┌────────

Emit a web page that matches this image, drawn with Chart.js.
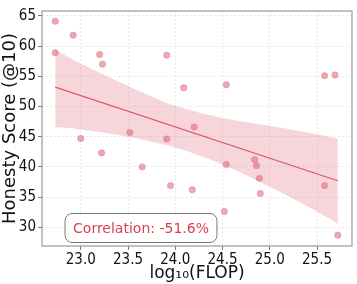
<!DOCTYPE html>
<html>
<head>
<meta charset="utf-8">
<script src="https://cdn.jsdelivr.net/npm/chart.js@4/dist/chart.umd.min.js"></script>
<style>
  body { margin: 0; background: #fff; }
  #wrap { width: 357px; height: 284px; position: relative; }
</style>
</head>
<body>
<div id="wrap"><canvas id="scoreChart"></canvas></div>
<script>
// scatter points: log10(FLOP) vs honesty score
const flop = [22.73, 22.73, 22.92, 23.0, 23.2, 23.23, 23.22, 23.52, 23.65, 23.91, 23.91, 23.95, 24.09,
              24.2, 24.18, 24.54, 24.54, 24.52, 24.84, 24.86, 24.89, 24.9, 25.58, 25.58, 25.69, 25.72];
const score = [64.1, 58.9, 61.8, 44.7, 58.6, 57.0, 42.3, 45.7, 40.0, 58.5, 44.6, 36.9, 53.1,
               46.6, 36.2, 53.6, 40.4, 32.6, 41.2, 40.2, 38.1, 35.6, 36.9, 55.1, 55.2, 28.7];

// regression line and confidence band
const fitX = [22.73, 25.72];
const fitY = [53.2, 37.7];
const bandX = [22.73, 23.0, 23.5, 24.0, 24.5, 25.0, 25.5, 25.72];
const bandUpper = [59.4, 57.1, 53.4, 50.1, 48.1, 46.8, 45.4, 44.7];
const bandLower = [46.6, 46.2, 45.0, 43.2, 40.4, 36.7, 32.6, 30.6];

const xTicks = [23.0, 23.5, 24.0, 24.5, 25.0, 25.5];
const yTicks = [30, 35, 40, 45, 50, 55, 60, 65];

const correlationText = 'Correlation: -51.6%';

const toPts = (xs, ys) => xs.map((x, i) => ({ x: x, y: ys[i] }));

const frameAndLabel = {
    id: 'frameAndLabel',
    afterDraw(chart) {
        const ctx = chart.ctx;
        const a = chart.chartArea;
        ctx.save();
        ctx.strokeStyle = '#9a9a9a';
        ctx.lineWidth = 1.2;
        ctx.strokeRect(a.left, a.top, a.right - a.left, a.bottom - a.top);

        // correlation box
        ctx.font = '14px "DejaVu Sans"';
        const w = ctx.measureText(correlationText).width;
        const cx = 141, cy = 228;
        const bw = w + 16, bh = 29;
        ctx.beginPath();
        ctx.roundRect(cx - bw / 2, cy - bh / 2, bw, bh, 7);
        ctx.fillStyle = '#ffffff';
        ctx.fill();
        ctx.strokeStyle = '#777777';
        ctx.lineWidth = 1;
        ctx.stroke();
        ctx.fillStyle = '#d9404f';
        ctx.textAlign = 'center';
        ctx.textBaseline = 'middle';
        ctx.fillText(correlationText, cx, cy + 1);
        ctx.restore();
    }
};

const tickFont = { family: '"DejaVu Sans Condensed", "DejaVu Sans"', size: 15 };

new Chart(document.getElementById('scoreChart'), {
    type: 'scatter',
    data: {
        datasets: [
            {
                label: 'models',
                data: toPts(flop, score),
                backgroundColor: 'rgba(222, 96, 112, 0.55)',
                borderColor: 'rgba(222, 96, 112, 0.3)',
                borderWidth: 1,
                pointRadius: 3.2,
                order: 0
            },
            {
                label: 'fit',
                data: toPts(fitX, fitY),
                showLine: true,
                borderColor: '#e05565',
                borderWidth: 1.1,
                pointRadius: 0,
                fill: false,
                order: 1
            },
            {
                label: 'upper',
                data: toPts(bandX, bandUpper),
                showLine: true,
                borderWidth: 0,
                borderColor: 'rgba(0,0,0,0)',
                pointRadius: 0,
                tension: 0.3,
                fill: false,
                order: 2
            },
            {
                label: 'lower',
                data: toPts(bandX, bandLower),
                showLine: true,
                borderWidth: 0,
                borderColor: 'rgba(0,0,0,0)',
                backgroundColor: 'rgba(224, 120, 135, 0.3)',
                pointRadius: 0,
                tension: 0.3,
                fill: '-1',
                order: 2
            }
        ]
    },
    options: {
        responsive: true,
        maintainAspectRatio: false,
        animation: false,
        layout: { padding: { top: 4, right: 4, left: 0, bottom: 0 } },
        plugins: {
            legend: { display: false },
            tooltip: { enabled: false },
            filler: { propagate: false }
        },
        scales: {
            x: {
                type: 'linear',
                min: 22.59,
                max: 25.87,
                afterBuildTicks: scale => { scale.ticks = xTicks.map(v => ({ value: v })); },
                afterFit: scale => { scale.height = 38; },
                ticks: {
                    font: tickFont,
                    color: '#111',
                    padding: 1,
                    maxRotation: 0,
                    callback: v => v.toFixed(1)
                },
                grid: {
                    color: '#e4e4e4',
                    tickColor: '#555',
                    tickLength: 4,
                    tickBorderDash: [],
                    lineWidth: 0.8
                },
                border: { display: false, dash: [2, 2] },
                title: {
                    display: true,
                    text: 'log\u2081\u2080(FLOP)',
                    font: { family: 'DejaVu Sans', size: 17 },
                    color: '#111',
                    padding: { top: 0, bottom: 0 }
                }
            },
            y: {
                type: 'linear',
                min: 26.9,
                max: 65.8,
                afterBuildTicks: scale => { scale.ticks = yTicks.map(v => ({ value: v })); },
                afterFit: scale => { scale.width = 42; },
                ticks: {
                    font: tickFont,
                    color: '#111',
                    padding: 2
                },
                grid: {
                    color: '#e4e4e4',
                    tickColor: '#555',
                    tickLength: 4,
                    tickBorderDash: [],
                    lineWidth: 0.8
                },
                border: { display: false, dash: [2, 2] },
                title: {
                    display: true,
                    text: 'Honesty Score (@10)',
                    font: { family: 'DejaVu Sans', size: 18 },
                    color: '#111',
                    padding: { top: 0, bottom: 0 }
                }
            }
        }
    },
    plugins: [frameAndLabel]
});
</script>
</body>
</html>
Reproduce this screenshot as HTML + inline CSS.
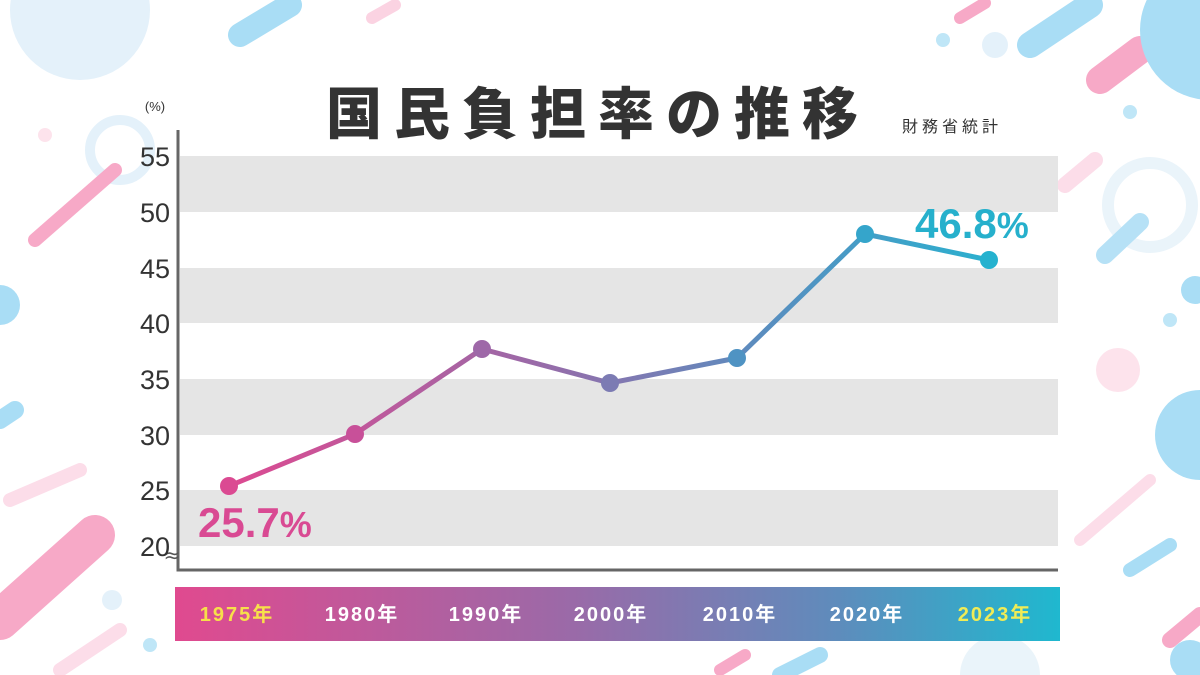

└────────

Repeat the records word for word. Any picture in them should be left out.

**The answer**
Emit a web page that matches this image, drawn with Chart.js.
<!DOCTYPE html>
<html>
<head>
<meta charset="utf-8">
<script src="https://cdn.jsdelivr.net/npm/chart.js@4/dist/chart.umd.min.js"></script>
<style>
  body { margin: 0; background: #fff; }
  #wrap { width: 357px; height: 284px; position: relative; }
</style>
</head>
<body>
<div id="wrap"><canvas id="scoreChart"></canvas></div>
<script>
// scatter points: log10(FLOP) vs honesty score
const flop = [22.73, 22.73, 22.92, 23.0, 23.2, 23.23, 23.22, 23.52, 23.65, 23.91, 23.91, 23.95, 24.09,
              24.2, 24.18, 24.54, 24.54, 24.52, 24.84, 24.86, 24.89, 24.9, 25.58, 25.58, 25.69, 25.72];
const score = [64.1, 58.9, 61.8, 44.7, 58.6, 57.0, 42.3, 45.7, 40.0, 58.5, 44.6, 36.9, 53.1,
               46.6, 36.2, 53.6, 40.4, 32.6, 41.2, 40.2, 38.1, 35.6, 36.9, 55.1, 55.2, 28.7];

// regression line and confidence band
const fitX = [22.73, 25.72];
const fitY = [53.2, 37.7];
const bandX = [22.73, 23.0, 23.5, 24.0, 24.5, 25.0, 25.5, 25.72];
const bandUpper = [59.4, 57.1, 53.4, 50.1, 48.1, 46.8, 45.4, 44.7];
const bandLower = [46.6, 46.2, 45.0, 43.2, 40.4, 36.7, 32.6, 30.6];

const xTicks = [23.0, 23.5, 24.0, 24.5, 25.0, 25.5];
const yTicks = [30, 35, 40, 45, 50, 55, 60, 65];

const correlationText = 'Correlation: -51.6%';

const toPts = (xs, ys) => xs.map((x, i) => ({ x: x, y: ys[i] }));

const frameAndLabel = {
    id: 'frameAndLabel',
    afterDraw(chart) {
        const ctx = chart.ctx;
        const a = chart.chartArea;
        ctx.save();
        ctx.strokeStyle = '#9a9a9a';
        ctx.lineWidth = 1.2;
        ctx.strokeRect(a.left, a.top, a.right - a.left, a.bottom - a.top);

        // correlation box
        ctx.font = '14px "DejaVu Sans"';
        const w = ctx.measureText(correlationText).width;
        const cx = 141, cy = 228;
        const bw = w + 16, bh = 29;
        ctx.beginPath();
        ctx.roundRect(cx - bw / 2, cy - bh / 2, bw, bh, 7);
        ctx.fillStyle = '#ffffff';
        ctx.fill();
        ctx.strokeStyle = '#777777';
        ctx.lineWidth = 1;
        ctx.stroke();
        ctx.fillStyle = '#d9404f';
        ctx.textAlign = 'center';
        ctx.textBaseline = 'middle';
        ctx.fillText(correlationText, cx, cy + 1);
        ctx.restore();
    }
};

const tickFont = { family: '"DejaVu Sans Condensed", "DejaVu Sans"', size: 15 };

new Chart(document.getElementById('scoreChart'), {
    type: 'scatter',
    data: {
        datasets: [
            {
                label: 'models',
                data: toPts(flop, score),
                backgroundColor: 'rgba(222, 96, 112, 0.55)',
                borderColor: 'rgba(222, 96, 112, 0.3)',
                borderWidth: 1,
                pointRadius: 3.2,
                order: 0
            },
            {
                label: 'fit',
                data: toPts(fitX, fitY),
                showLine: true,
                borderColor: '#e05565',
                borderWidth: 1.1,
                pointRadius: 0,
                fill: false,
                order: 1
            },
            {
                label: 'upper',
                data: toPts(bandX, bandUpper),
                showLine: true,
                borderWidth: 0,
                borderColor: 'rgba(0,0,0,0)',
                pointRadius: 0,
                tension: 0.3,
                fill: false,
                order: 2
            },
            {
                label: 'lower',
                data: toPts(bandX, bandLower),
                showLine: true,
                borderWidth: 0,
                borderColor: 'rgba(0,0,0,0)',
                backgroundColor: 'rgba(224, 120, 135, 0.3)',
                pointRadius: 0,
                tension: 0.3,
                fill: '-1',
                order: 2
            }
        ]
    },
    options: {
        responsive: true,
        maintainAspectRatio: false,
        animation: false,
        layout: { padding: { top: 4, right: 4, left: 0, bottom: 0 } },
        plugins: {
            legend: { display: false },
            tooltip: { enabled: false },
            filler: { propagate: false }
        },
        scales: {
            x: {
                type: 'linear',
                min: 22.59,
                max: 25.87,
                afterBuildTicks: scale => { scale.ticks = xTicks.map(v => ({ value: v })); },
                afterFit: scale => { scale.height = 38; },
                ticks: {
                    font: tickFont,
                    color: '#111',
                    padding: 1,
                    maxRotation: 0,
                    callback: v => v.toFixed(1)
                },
                grid: {
                    color: '#e4e4e4',
                    tickColor: '#555',
                    tickLength: 4,
                    tickBorderDash: [],
                    lineWidth: 0.8
                },
                border: { display: false, dash: [2, 2] },
                title: {
                    display: true,
                    text: 'log\u2081\u2080(FLOP)',
                    font: { family: 'DejaVu Sans', size: 17 },
                    color: '#111',
                    padding: { top: 0, bottom: 0 }
                }
            },
            y: {
                type: 'linear',
                min: 26.9,
                max: 65.8,
                afterBuildTicks: scale => { scale.ticks = yTicks.map(v => ({ value: v })); },
                afterFit: scale => { scale.width = 42; },
                ticks: {
                    font: tickFont,
                    color: '#111',
                    padding: 2
                },
                grid: {
                    color: '#e4e4e4',
                    tickColor: '#555',
                    tickLength: 4,
                    tickBorderDash: [],
                    lineWidth: 0.8
                },
                border: { display: false, dash: [2, 2] },
                title: {
                    display: true,
                    text: 'Honesty Score (@10)',
                    font: { family: 'DejaVu Sans', size: 18 },
                    color: '#111',
                    padding: { top: 0, bottom: 0 }
                }
            }
        }
    },
    plugins: [frameAndLabel]
});
</script>
</body>
</html>
Reproduce this screenshot as HTML + inline CSS.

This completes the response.